The next topic gets into adjusting for subsidies, primarily subsidized interest rates. Should cost of subsidized debt be used when subsidies are? It is safer to consider subsidies separately. You could instead value the subsidy separately. You need to consider what the cost of getting the subsidy is, such as higher operating costs for locating in areas with less skilled labor pools. You also need to consider how long the subsidy will potentially last.
Weights for Cost of Capital
According to Damodaran, weights should always be based on market value. Why do we use market value weights to get the cost of capital?
- To be consistent with what you have to pay at the prevailing market prices.
- It is a hypothetical acquisition valuation.
- That is what you have to pay today to buy the company.
One thing to keep in mind, the market value of equity cannot fall below zero.
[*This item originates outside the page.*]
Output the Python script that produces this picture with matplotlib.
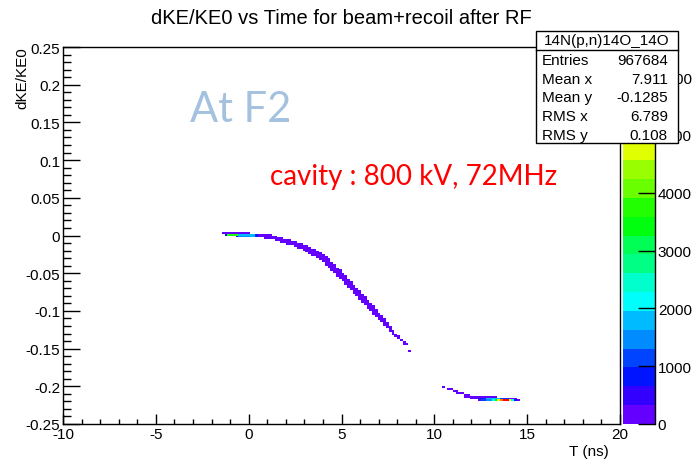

There is a short cut for making currency adjustment on slide 72. You just take the difference between T-bills and TIPS rates to get the expected rate of inflation. Then you need the ratio of the inflation rate in the foreign currency to the inflation rate in dollars.
Dealing with Hybrids
Hybrids include convertible bonds and similarly preferred stock. Damodaran recommends trying to stay with the costs of debt and equity. You just break about the equity like portion from the debt like portion of the convertible bond.
Cost of Capital = Cost of Equity (Equity/(Debt + Equity)) + Cost of Borrowing (1-t) (Debt/(Debt + Equity))
The next class will finally get into looking at cash flows from:
- Free Cash flows to equity
- Free cash flows to the firm
Be careful not to fall into accounting definitions of these numbers:
- Operating income = revenue – true operating expenses
- Capital expenses = investment in long term assets
- Working capital = investment in short term assets
I hope I haven’t lost all of you with all this talk about CAPM and betas. I’m looking forward to the next few lectures a lot more than I have to the past two. We will be moving into the more useful and practical topics regarding cash flows.